13) Salah’s substitution with 15 minutes to go was greeted with anger by the Egyptian and saw the end of his opening-day scoring record. A shame, because we were genuinely interested to see what Drury would have done? Freestyle it, or just repeat the previous content like the disallowed goal hadn’t happened. Salah had been Liverpool’s best player when they were running the game, hitting the bar, setting up the opener and coming within a Stockley Park line of scoring himself but had faded with his team.
Harvey Elliott came on in his place and had an invigorating effect on Liverpool. He was lively and direct on the ball and along with Darwin Nunez had Liverpool looking by far the likelier late winner. There are issues in midfield that need urgently addressing, but what Liverpool don’t lack is attacking, game-changing options. With Elliott, Cody Gakpo, Dominik Szoboszlai and Mac Allister they have the attacking midfield area well stocked. The new midfielder who comes in, whoever it ends up being, really can be a purely defensive option. Liverpool are still always going to have five predominantly attack-minded players on the pitch at any one time and they really will need relatively little assistance.
14) Liverpool’s midfield problems were highlighted by their chaotic pass stats.

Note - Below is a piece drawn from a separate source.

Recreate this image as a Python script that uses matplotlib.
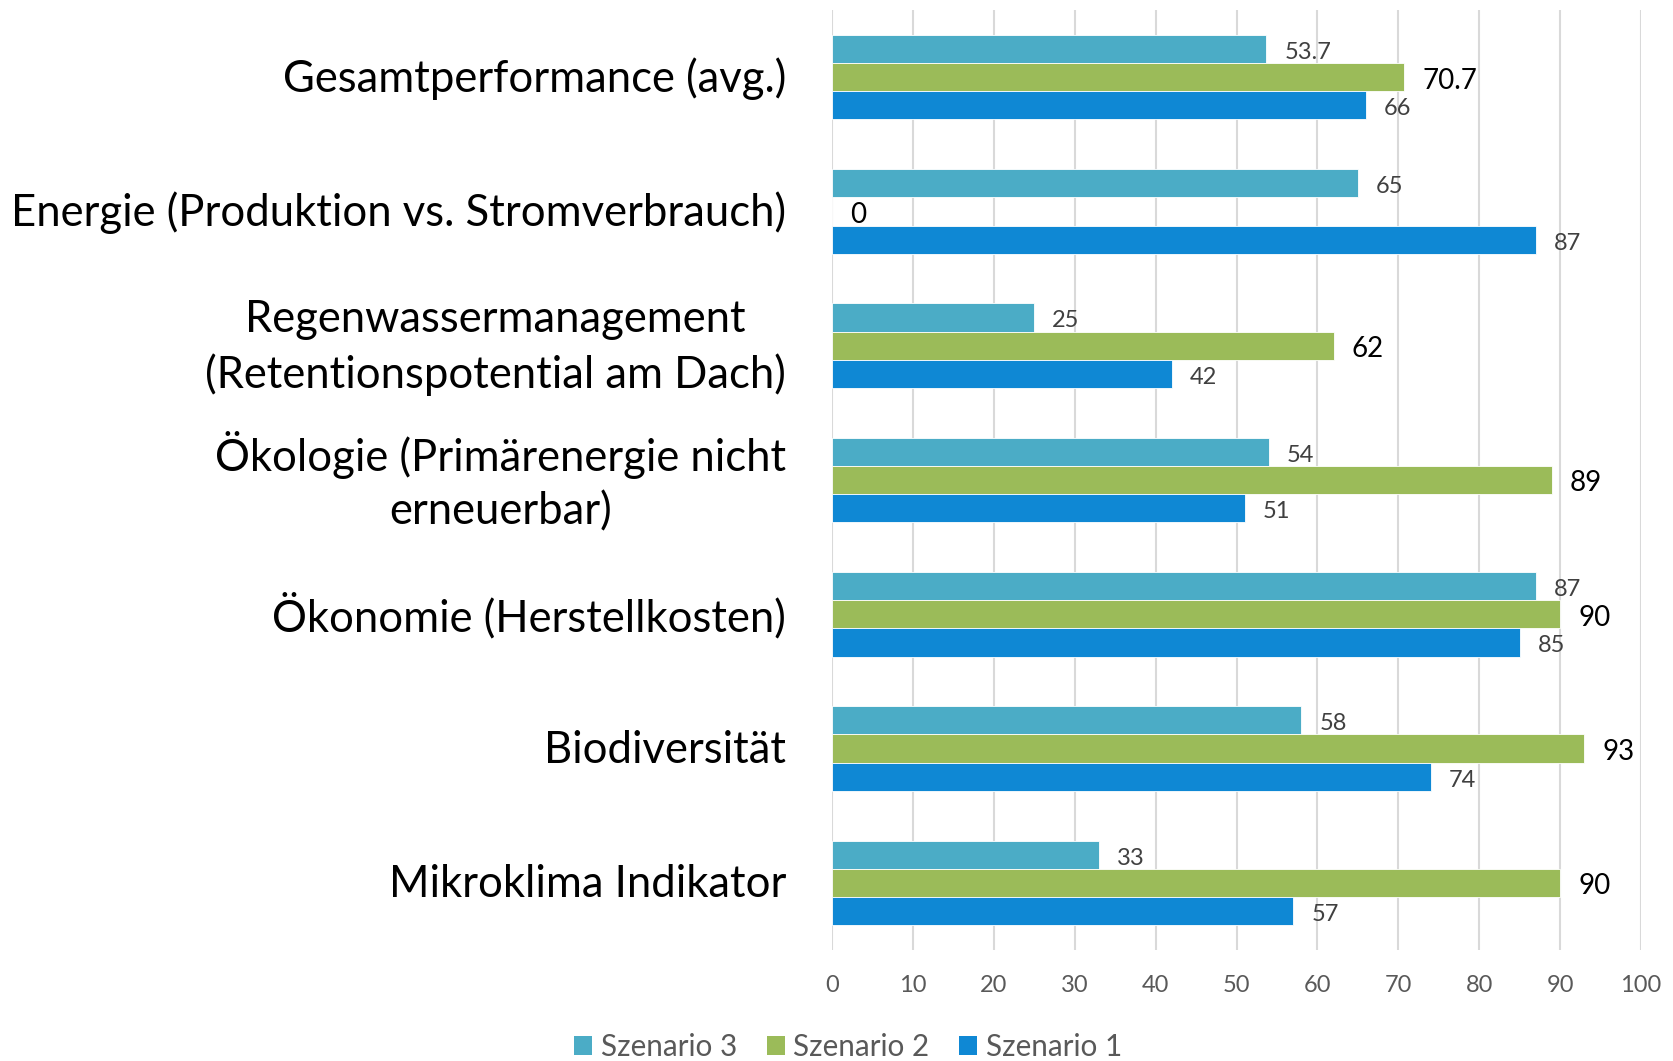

The lack of control Liverpool were able to hold on the game was shown by only one starting player nudging into the 90s for pass-completion percentage, and that being Luis Diaz for hitting red with 18 of 20 attempts. That Szoboszlai-Mac Allister-Gakpo can’t really work week in, week out as a Premier League midfield three despite all their many qualities should be obvious enough, but is hammered home by two of them hovering around the 80 per cent mark. It put strain on Liverpool’s defence and saw too many attacks breaking down at source.
15) An encouraging debut for Chelsea striker Nicolas Jackson. You’d always want a goal to round off the performance, especially given the close-range chance he blazed over the bar, but overall his performance was a net positive. He certainly provided the attacking focal point that Chelsea have lacked for some time now and they will be a better side for having a proper striker to work around than just chucking a load of assorted attacking players at the pitch and seeing what happens. It seemed to have a pleasing effect on Raheem Sterling too, who produced one of his best performances since making the switch to Chelsea last year.

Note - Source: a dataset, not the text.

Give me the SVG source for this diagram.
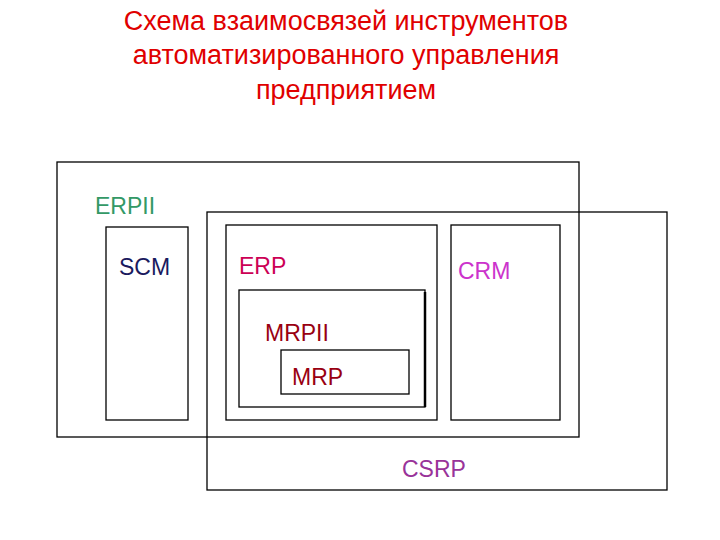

16) And in mandatory hostage-to-fortune areas, we are duty bound to end with a snap prediction on how these two teams will fare. Both are works in progress both in personnel and style, but Liverpool are clearly further along that road. Chelsea will surely end the season better than they start it as long as the owners show faith and patience in the man they’ve brought in to turn their fortunes around. Neither look top-four finishers on this evidence, but that’s not to say that they can’t make the necessary improvements to get there. It really is tremendous fun to have so many teams starting this season who we struggle to predict. With this pair there are so many possible outcomes and it’s wildly difficult even to decide which of those possibilities feels the likeliest right now.